▶ _Your objective_
Restate each of the lines given below, word for word.

▶ _Data provided_
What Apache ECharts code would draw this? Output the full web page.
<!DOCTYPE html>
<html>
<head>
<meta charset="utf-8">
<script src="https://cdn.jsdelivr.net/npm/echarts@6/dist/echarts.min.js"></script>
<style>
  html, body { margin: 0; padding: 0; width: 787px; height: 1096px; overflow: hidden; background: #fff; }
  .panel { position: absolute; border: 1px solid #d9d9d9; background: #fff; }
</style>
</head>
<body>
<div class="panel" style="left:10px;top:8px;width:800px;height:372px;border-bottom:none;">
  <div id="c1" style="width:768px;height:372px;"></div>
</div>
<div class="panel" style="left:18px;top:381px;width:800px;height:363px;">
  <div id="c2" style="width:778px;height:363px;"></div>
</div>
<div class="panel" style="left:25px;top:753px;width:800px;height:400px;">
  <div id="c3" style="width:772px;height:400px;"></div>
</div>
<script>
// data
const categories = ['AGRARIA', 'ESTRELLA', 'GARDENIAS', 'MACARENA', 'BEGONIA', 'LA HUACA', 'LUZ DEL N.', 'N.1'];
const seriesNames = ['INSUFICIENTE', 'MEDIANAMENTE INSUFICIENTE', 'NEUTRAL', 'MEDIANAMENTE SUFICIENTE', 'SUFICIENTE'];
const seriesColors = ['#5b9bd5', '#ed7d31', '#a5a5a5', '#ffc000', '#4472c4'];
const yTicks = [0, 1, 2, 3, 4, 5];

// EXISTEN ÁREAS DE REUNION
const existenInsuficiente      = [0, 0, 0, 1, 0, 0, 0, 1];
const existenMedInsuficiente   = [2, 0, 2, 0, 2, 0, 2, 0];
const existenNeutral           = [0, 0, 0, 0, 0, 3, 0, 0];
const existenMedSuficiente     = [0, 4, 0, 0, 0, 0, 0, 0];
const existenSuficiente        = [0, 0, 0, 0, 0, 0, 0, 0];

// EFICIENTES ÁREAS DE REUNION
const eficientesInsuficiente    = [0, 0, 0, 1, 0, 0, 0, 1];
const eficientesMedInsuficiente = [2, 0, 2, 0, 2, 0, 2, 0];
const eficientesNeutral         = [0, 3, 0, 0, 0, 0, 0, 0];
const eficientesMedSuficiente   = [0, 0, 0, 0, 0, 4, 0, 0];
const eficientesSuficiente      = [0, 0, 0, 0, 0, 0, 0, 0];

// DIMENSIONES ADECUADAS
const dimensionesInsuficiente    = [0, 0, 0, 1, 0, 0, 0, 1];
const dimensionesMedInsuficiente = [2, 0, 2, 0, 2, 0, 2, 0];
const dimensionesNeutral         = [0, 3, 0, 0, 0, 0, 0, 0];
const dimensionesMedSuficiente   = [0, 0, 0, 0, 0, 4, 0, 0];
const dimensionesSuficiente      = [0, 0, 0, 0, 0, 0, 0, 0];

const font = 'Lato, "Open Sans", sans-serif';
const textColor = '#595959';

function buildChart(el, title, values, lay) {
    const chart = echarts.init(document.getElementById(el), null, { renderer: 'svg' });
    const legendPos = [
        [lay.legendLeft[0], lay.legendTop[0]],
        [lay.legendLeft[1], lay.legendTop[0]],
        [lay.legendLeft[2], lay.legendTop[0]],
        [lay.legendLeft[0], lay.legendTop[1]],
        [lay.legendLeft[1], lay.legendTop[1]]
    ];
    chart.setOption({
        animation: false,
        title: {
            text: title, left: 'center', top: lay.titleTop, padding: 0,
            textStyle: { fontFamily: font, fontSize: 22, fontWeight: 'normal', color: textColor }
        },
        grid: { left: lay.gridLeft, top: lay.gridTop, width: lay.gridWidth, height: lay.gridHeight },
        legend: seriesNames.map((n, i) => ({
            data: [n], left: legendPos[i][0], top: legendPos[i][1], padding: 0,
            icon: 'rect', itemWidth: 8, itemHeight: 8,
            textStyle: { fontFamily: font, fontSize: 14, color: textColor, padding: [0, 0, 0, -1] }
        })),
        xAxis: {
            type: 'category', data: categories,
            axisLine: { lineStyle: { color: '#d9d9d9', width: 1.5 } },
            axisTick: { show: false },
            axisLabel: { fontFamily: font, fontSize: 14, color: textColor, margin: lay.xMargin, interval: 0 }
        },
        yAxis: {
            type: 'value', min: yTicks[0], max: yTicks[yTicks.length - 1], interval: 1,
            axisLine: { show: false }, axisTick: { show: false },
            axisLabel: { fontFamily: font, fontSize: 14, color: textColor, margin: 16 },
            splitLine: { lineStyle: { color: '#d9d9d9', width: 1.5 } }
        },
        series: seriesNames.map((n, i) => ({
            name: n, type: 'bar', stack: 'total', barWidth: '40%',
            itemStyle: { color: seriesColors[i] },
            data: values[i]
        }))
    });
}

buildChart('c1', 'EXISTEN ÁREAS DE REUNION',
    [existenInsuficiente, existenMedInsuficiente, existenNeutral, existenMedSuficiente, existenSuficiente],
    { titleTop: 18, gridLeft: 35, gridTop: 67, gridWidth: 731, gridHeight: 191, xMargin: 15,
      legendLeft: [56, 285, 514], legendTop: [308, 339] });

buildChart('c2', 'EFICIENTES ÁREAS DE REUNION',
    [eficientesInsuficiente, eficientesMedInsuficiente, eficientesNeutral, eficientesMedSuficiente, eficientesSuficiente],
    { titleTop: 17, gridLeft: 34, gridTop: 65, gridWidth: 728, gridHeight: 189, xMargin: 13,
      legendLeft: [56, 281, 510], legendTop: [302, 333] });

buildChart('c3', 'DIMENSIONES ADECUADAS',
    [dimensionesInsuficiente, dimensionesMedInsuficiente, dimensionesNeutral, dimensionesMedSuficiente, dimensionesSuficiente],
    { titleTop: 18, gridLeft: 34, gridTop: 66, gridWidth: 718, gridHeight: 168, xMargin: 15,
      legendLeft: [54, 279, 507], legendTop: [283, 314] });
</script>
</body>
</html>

▶ _Full response_
What Apache ECharts code would draw this? Output the full web page.
<!DOCTYPE html>
<html>
<head>
<meta charset="utf-8">
<script src="https://cdn.jsdelivr.net/npm/echarts@6/dist/echarts.min.js"></script>
<style>
  html, body { margin: 0; padding: 0; width: 787px; height: 1096px; overflow: hidden; background: #fff; }
  .panel { position: absolute; border: 1px solid #d9d9d9; background: #fff; }
</style>
</head>
<body>
<div class="panel" style="left:10px;top:8px;width:800px;height:372px;border-bottom:none;">
  <div id="c1" style="width:768px;height:372px;"></div>
</div>
<div class="panel" style="left:18px;top:381px;width:800px;height:363px;">
  <div id="c2" style="width:778px;height:363px;"></div>
</div>
<div class="panel" style="left:25px;top:753px;width:800px;height:400px;">
  <div id="c3" style="width:772px;height:400px;"></div>
</div>
<script>
// data
const categories = ['AGRARIA', 'ESTRELLA', 'GARDENIAS', 'MACARENA', 'BEGONIA', 'LA HUACA', 'LUZ DEL N.', 'N.1'];
const seriesNames = ['INSUFICIENTE', 'MEDIANAMENTE INSUFICIENTE', 'NEUTRAL', 'MEDIANAMENTE SUFICIENTE', 'SUFICIENTE'];
const seriesColors = ['#5b9bd5', '#ed7d31', '#a5a5a5', '#ffc000', '#4472c4'];
const yTicks = [0, 1, 2, 3, 4, 5];

// EXISTEN ÁREAS DE REUNION
const existenInsuficiente      = [0, 0, 0, 1, 0, 0, 0, 1];
const existenMedInsuficiente   = [2, 0, 2, 0, 2, 0, 2, 0];
const existenNeutral           = [0, 0, 0, 0, 0, 3, 0, 0];
const existenMedSuficiente     = [0, 4, 0, 0, 0, 0, 0, 0];
const existenSuficiente        = [0, 0, 0, 0, 0, 0, 0, 0];

// EFICIENTES ÁREAS DE REUNION
const eficientesInsuficiente    = [0, 0, 0, 1, 0, 0, 0, 1];
const eficientesMedInsuficiente = [2, 0, 2, 0, 2, 0, 2, 0];
const eficientesNeutral         = [0, 3, 0, 0, 0, 0, 0, 0];
const eficientesMedSuficiente   = [0, 0, 0, 0, 0, 4, 0, 0];
const eficientesSuficiente      = [0, 0, 0, 0, 0, 0, 0, 0];

// DIMENSIONES ADECUADAS
const dimensionesInsuficiente    = [0, 0, 0, 1, 0, 0, 0, 1];
const dimensionesMedInsuficiente = [2, 0, 2, 0, 2, 0, 2, 0];
const dimensionesNeutral         = [0, 3, 0, 0, 0, 0, 0, 0];
const dimensionesMedSuficiente   = [0, 0, 0, 0, 0, 4, 0, 0];
const dimensionesSuficiente      = [0, 0, 0, 0, 0, 0, 0, 0];

const font = 'Lato, "Open Sans", sans-serif';
const textColor = '#595959';

function buildChart(el, title, values, lay) {
    const chart = echarts.init(document.getElementById(el), null, { renderer: 'svg' });
    const legendPos = [
        [lay.legendLeft[0], lay.legendTop[0]],
        [lay.legendLeft[1], lay.legendTop[0]],
        [lay.legendLeft[2], lay.legendTop[0]],
        [lay.legendLeft[0], lay.legendTop[1]],
        [lay.legendLeft[1], lay.legendTop[1]]
    ];
    chart.setOption({
        animation: false,
        title: {
            text: title, left: 'center', top: lay.titleTop, padding: 0,
            textStyle: { fontFamily: font, fontSize: 22, fontWeight: 'normal', color: textColor }
        },
        grid: { left: lay.gridLeft, top: lay.gridTop, width: lay.gridWidth, height: lay.gridHeight },
        legend: seriesNames.map((n, i) => ({
            data: [n], left: legendPos[i][0], top: legendPos[i][1], padding: 0,
            icon: 'rect', itemWidth: 8, itemHeight: 8,
            textStyle: { fontFamily: font, fontSize: 14, color: textColor, padding: [0, 0, 0, -1] }
        })),
        xAxis: {
            type: 'category', data: categories,
            axisLine: { lineStyle: { color: '#d9d9d9', width: 1.5 } },
            axisTick: { show: false },
            axisLabel: { fontFamily: font, fontSize: 14, color: textColor, margin: lay.xMargin, interval: 0 }
        },
        yAxis: {
            type: 'value', min: yTicks[0], max: yTicks[yTicks.length - 1], interval: 1,
            axisLine: { show: false }, axisTick: { show: false },
            axisLabel: { fontFamily: font, fontSize: 14, color: textColor, margin: 16 },
            splitLine: { lineStyle: { color: '#d9d9d9', width: 1.5 } }
        },
        series: seriesNames.map((n, i) => ({
            name: n, type: 'bar', stack: 'total', barWidth: '40%',
            itemStyle: { color: seriesColors[i] },
            data: values[i]
        }))
    });
}

buildChart('c1', 'EXISTEN ÁREAS DE REUNION',
    [existenInsuficiente, existenMedInsuficiente, existenNeutral, existenMedSuficiente, existenSuficiente],
    { titleTop: 18, gridLeft: 35, gridTop: 67, gridWidth: 731, gridHeight: 191, xMargin: 15,
      legendLeft: [56, 285, 514], legendTop: [308, 339] });

buildChart('c2', 'EFICIENTES ÁREAS DE REUNION',
    [eficientesInsuficiente, eficientesMedInsuficiente, eficientesNeutral, eficientesMedSuficiente, eficientesSuficiente],
    { titleTop: 17, gridLeft: 34, gridTop: 65, gridWidth: 728, gridHeight: 189, xMargin: 13,
      legendLeft: [56, 281, 510], legendTop: [302, 333] });

buildChart('c3', 'DIMENSIONES ADECUADAS',
    [dimensionesInsuficiente, dimensionesMedInsuficiente, dimensionesNeutral, dimensionesMedSuficiente, dimensionesSuficiente],
    { titleTop: 18, gridLeft: 34, gridTop: 66, gridWidth: 718, gridHeight: 168, xMargin: 15,
      legendLeft: [54, 279, 507], legendTop: [283, 314] });
</script>
</body>
</html>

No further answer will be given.